We propose and analyse a regularization method for parameter identification problems modeled by ill-posed nonlinear operator equations, where the parameter to be identified is a piecewise constant function taking known values. Following (De Cezaro et al 2013 Inverse Problems 29 015003), a piecewise constant level set approach is used to represent the unknown parameter, and a corresponding Tikhonov functional is defined on an appropriated space of level set functions. Additionally, a suitable constraint is enforced, resulting that minimizers of our Tikhonov functional belong to the set of piecewise constant level set functions. In other words, the original parameter identification problem is rewritten in the form of a constrained optimization problem, which is solved using an augmented Lagrangian method.
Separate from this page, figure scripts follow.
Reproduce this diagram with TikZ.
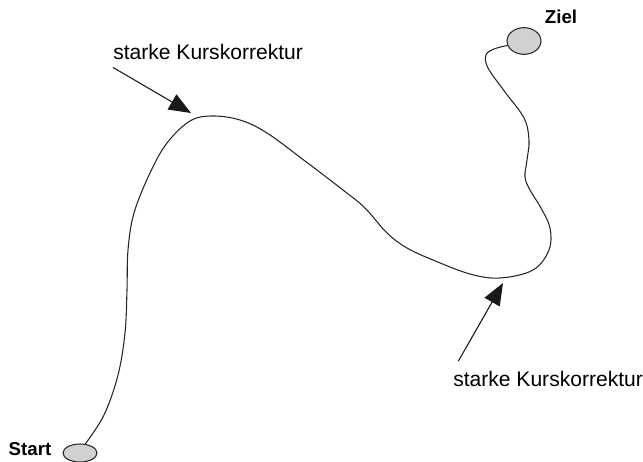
\documentclass[tikz,border=0pt]{standalone}
\usepackage{fontspec}
\setmainfont{Liberation Sans}
\usetikzlibrary{arrows.meta, shapes.geometric}

\begin{document}
\begin{tikzpicture}[x=0.75pt, y=-0.75pt,
  ort/.style={draw=black!85, fill=black!18, ellipse, line width=0.8pt, inner sep=0pt},
  ortname/.style={font=\bfseries\fontsize{14}{16}\selectfont, inner sep=0pt},
  hinweis/.style={font=\fontsize{15.8}{18}\selectfont, inner sep=0pt},
  pfeil/.style={line width=0.8pt, black!90, -{Triangle[length=16.5pt, width=13pt]}},
  weg/.style={line width=0.8pt, black!85}]
\useasboundingbox (0,0) rectangle (643,461);

% start and goal
\node[ort, minimum width=25.5pt, minimum height=13.5pt] (start) at (80,453) {};
\node[ort, minimum width=25.5pt, minimum height=20pt] (ziel) at (524,41) {};
\node[ortname] (starttext) at (30,449.5) {Start};
\node[ortname] (zieltext) at (561,16.7) {Ziel};

% the route
\draw[weg] plot[smooth, tension=0.6] coordinates {(start.60) (104,415) (118,375)
  (125,333) (127,290) (128,250) (134,213) (150,173) (167,143) (190,121) (212,116)
  (240,120) (267,133) (305,161) (343,190) (365,208) (387,233) (407,248) (433,260)
  (470,274) (500,278) (533,270) (549,250) (550,228) (541,208) (530,190) (525,177)
  (527,160) (529,140) (524,118) (505,92) (488,68) (486,55) (494,49) (ziel.195)};

% corrections
\node[hinweis, anchor=base west] (kurs1) at (113,59) {starke Kurskorrektur};
\node[hinweis, anchor=base west] (kurs2) at (453,386) {starke Kurskorrektur};
\coordinate (knick1) at (191,113);
\coordinate (knick2) at (503,283);
\draw[pfeil] ([yshift=-6pt]kurs1.south west) -- (knick1);
\draw[pfeil] ([xshift=4pt, yshift=7pt]kurs2.north west) -- (knick2);
\end{tikzpicture}
\end{document}
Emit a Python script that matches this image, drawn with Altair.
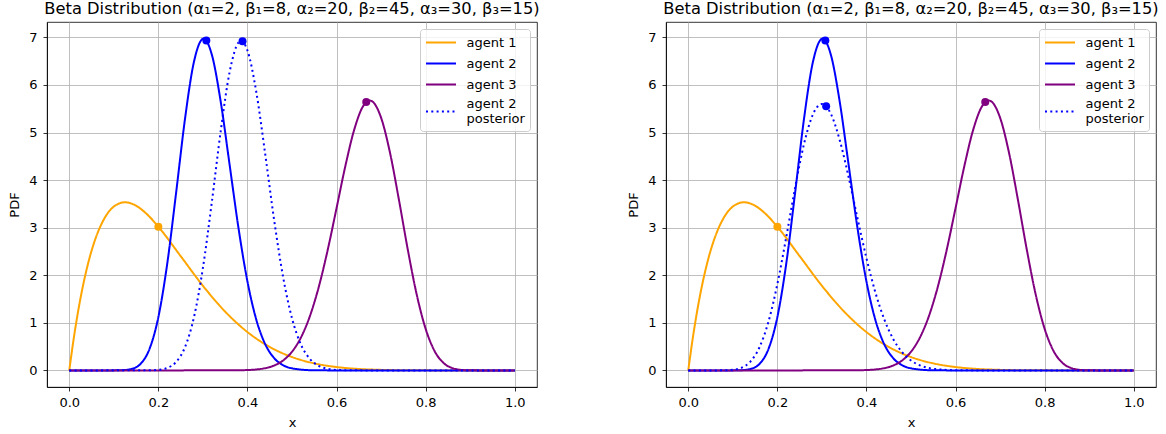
import altair as alt
import pandas as pd

TITLE = "Beta Distribution (α₁=2, β₁=8, α₂=20, β₂=45, α₃=30, β₃=15)"
SERIES = ["agent 1", "agent 2", "agent 3", "agent 2 posterior"]
COLORS = ["orange", "blue", "purple", "blue"]
DASHES = [[1, 0], [1, 0], [1, 0], [2, 3.3]]
X_TICKS = [0.0, 0.2, 0.4, 0.6, 0.8, 1.0]
Y_TICKS = [0, 1, 2, 3, 4, 5, 6, 7]

# agent 1
X1 = [0, 0.01, 0.02, 0.03, 0.04, 0.05, 0.06, 0.08, 0.10, 0.125, 0.15, 0.175, 0.20,
      0.25, 0.30, 0.35, 0.40, 0.45, 0.50, 0.55, 0.60, 0.65, 0.70, 0.75, 0.80, 0.85, 0.90, 1.0]
PDF1 = [0, 0.671, 1.250, 1.745, 2.164, 2.514, 2.801, 3.213, 3.444, 3.534, 3.462, 3.278, 3.020,
        2.403, 1.779, 1.235, 0.806, 0.493, 0.281, 0.148, 0.071, 0.030, 0.011, 0.0033, 0.0007, 0.0001, 0.0, 0.0]

# agent 2
X2 = [0, 0.08, 0.10, 0.12, 0.14, 0.16, 0.18, 0.20, 0.22, 0.24, 0.26, 0.28, 0.3016, 0.32,
      0.34, 0.36, 0.38, 0.40, 0.42, 0.44, 0.46, 0.48, 0.50, 0.55, 0.60, 1.0]
PDF2 = [0, 0.0, 0.0004, 0.0045, 0.031, 0.138, 0.449, 1.120, 2.249, 3.746, 5.302, 6.492, 6.975, 6.638,
        5.647, 4.320, 2.985, 1.869, 1.062, 0.549, 0.258, 0.110, 0.043, 0.0025, 0.0001, 0]

# agent 3
X3 = [0, 0.36, 0.40, 0.42, 0.44, 0.46, 0.48, 0.50, 0.52, 0.54, 0.56, 0.58, 0.60, 0.62, 0.64, 0.66,
      0.6744, 0.68, 0.70, 0.72, 0.74, 0.76, 0.78, 0.80, 0.82, 0.84, 0.86, 0.88, 0.90, 0.93, 1.0]
PDF3 = [0, 0.0009, 0.0078, 0.0199, 0.0470, 0.1026, 0.2079, 0.3921, 0.6904, 1.1366, 1.7516, 2.5265,
        3.4107, 4.3049, 5.0708, 5.5604, 5.673, 5.656, 5.311, 4.576, 3.589, 2.536, 1.593, 0.874,
        0.409, 0.158, 0.048, 0.011, 0.0016, 0.0001, 0]

# agent 2 posterior, left panel
XPL = [0, 0.18, 0.20, 0.22, 0.24, 0.26, 0.28, 0.30, 0.32, 0.34, 0.36, 0.38, 0.3857, 0.40, 0.42,
       0.44, 0.46, 0.48, 0.50, 0.52, 0.54, 0.56, 0.58, 0.60, 0.65, 1.0]
PDFPL = [0, 0.002, 0.0118, 0.0521, 0.1788, 0.4930, 1.1223, 2.1533, 3.5362, 5.034, 6.273, 6.896, 6.929,
         6.725, 5.844, 4.538, 3.155, 1.9645, 1.0951, 0.5459, 0.2425, 0.0957, 0.0334, 0.0102, 0.0005, 0]

# agent 2 posterior, right panel
XPR = [0, 0.06, 0.08, 0.10, 0.12, 0.14, 0.16, 0.18, 0.20, 0.22, 0.24, 0.26, 0.28, 0.30, 0.32, 0.34,
       0.36, 0.38, 0.40, 0.42, 0.44, 0.46, 0.48, 0.50, 0.52, 0.55, 0.60, 0.65, 1.0]
PDFPR = [0, 0.0001, 0.0015, 0.0120, 0.0569, 0.1904, 0.4890, 1.0234, 1.8150, 2.8035, 3.8488, 4.766,
         5.385, 5.600, 5.396, 4.841, 4.061, 3.194, 2.360, 1.6405, 1.0732, 0.6609, 0.3829, 0.2084,
         0.1064, 0.0342, 0.0036, 0.0003, 0]

# marker points (means)
DOT_X = [0.2, 0.3077, 0.6667]
DOT_PDF = [3.020, 6.936, 5.640]
POST_DOT_LEFT = (0.3889, 6.919)
POST_DOT_RIGHT = (0.3095, 5.552)

FONT = "DejaVu Sans"


def panel(xp, yp, post_dot):
    rows = []
    for s, xs, ys in [(SERIES[0], X1, PDF1), (SERIES[1], X2, PDF2),
                      (SERIES[2], X3, PDF3), (SERIES[3], xp, yp)]:
        for i, (x, y) in enumerate(zip(xs, ys)):
            rows.append({"series": s, "x": x, "pdf": y, "i": i})
    lines_df = pd.DataFrame(rows)
    dots_df = pd.DataFrame({
        "x": DOT_X + [post_dot[0]],
        "pdf": DOT_PDF + [post_dot[1]],
        "col": COLORS[:3] + [COLORS[3]],
    })
    xsc = alt.Scale(domain=[-0.05, 1.05], nice=False, zero=False)
    ysc = alt.Scale(domain=[-0.349, 7.324], nice=False, zero=False)
    xax = alt.Axis(title="x", values=X_TICKS, format=".1f", labelFlush=False)
    yax = alt.Axis(title="PDF", values=Y_TICKS, format="d")
    leg = alt.Legend(
        orient="top-right", title=None, symbolType="M-2,0H2", symbolSize=225,
        symbolOffset=7.5, symbolStrokeWidth=2, labelFontSize=13, labelFont=FONT,
        labelColor="black",
        labelBaseline=alt.ExprRef("datum.label == 'agent 2 posterior' ? 'line-bottom' : 'middle'"),
        fillColor="rgba(255,255,255,0.8)", strokeColor="#cccccc", padding=5,
        cornerRadius=3, offset=7, rowPadding=5, labelOffset=17,
        labelExpr="datum.label == 'agent 2 posterior' ? ['agent 2', 'posterior'] : datum.label",
    )
    lines = alt.Chart(lines_df).mark_line(strokeWidth=2, interpolate="monotone", strokeCap="butt").encode(
        x=alt.X("x:Q", scale=xsc, axis=xax),
        y=alt.Y("pdf:Q", scale=ysc, axis=yax),
        color=alt.Color("series:N", scale=alt.Scale(domain=SERIES, range=COLORS), legend=leg),
        strokeDash=alt.StrokeDash("series:N", scale=alt.Scale(domain=SERIES, range=DASHES), legend=leg),
        order="i:Q",
    )
    dots = alt.Chart(dots_df).mark_circle(size=64, opacity=1).encode(
        x=alt.X("x:Q", scale=xsc),
        y=alt.Y("pdf:Q", scale=ysc),
        color=alt.Color("col:N", scale=None),
    )
    return alt.layer(lines, dots).properties(
        width=490, height=365,
        title=alt.TitleParams(TITLE, fontSize=16.3, fontWeight="normal", font=FONT,
                              offset=5, color="black", anchor="middle"),
    )


left = panel(XPL, PDFPL, POST_DOT_LEFT)
right = panel(XPR, PDFPR, POST_DOT_RIGHT)

chart = alt.hconcat(left, right, spacing=129, bounds="flush").resolve_scale(
    color="independent", strokeDash="independent"
).resolve_legend(
    color="independent", strokeDash="independent"
).properties(
    padding={"left": 8, "top": 0, "right": 0, "bottom": 0}
).configure(font=FONT).configure_view(
    stroke="black", strokeWidth=0.8
).configure_axis(
    labelFont=FONT, titleFont=FONT, labelFontSize=13, titleFontSize=13,
    titleFontWeight="normal", labelColor="black", titleColor="black",
    tickSize=4, tickColor="black", tickWidth=0.8, labelPadding=6,
    domainColor="black", domainWidth=0.8,
    grid=True, gridColor="#b0b0b0", gridWidth=0.8,
).configure_axisY(titlePadding=7).configure_axisX(titlePadding=7, labelPadding=5.5)

chart.save("out.html", embed_options={"renderer": "svg", "actions": False})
We prove the existence of zero duality gaps and the existence of generalized Lagrangian multipliers. Moreover, we extend the analysis in De Cezaro et al's work (2013 Inverse Problems 29 015003), proving convergence and stability of the proposed parameter identification method. A primal-dual algorithm is proposed to compute approximate solutions of the original inverse problem, and its convergence is proved. Numerical examples are presented: this algorithm is applied to a 2D diffuse optical tomography problem. The numerical results are compared with the ones in Agnelli et al (2017 ESAIM: COCV 23 663-83) demonstrating the effectiveness of this primal-dual algorithm.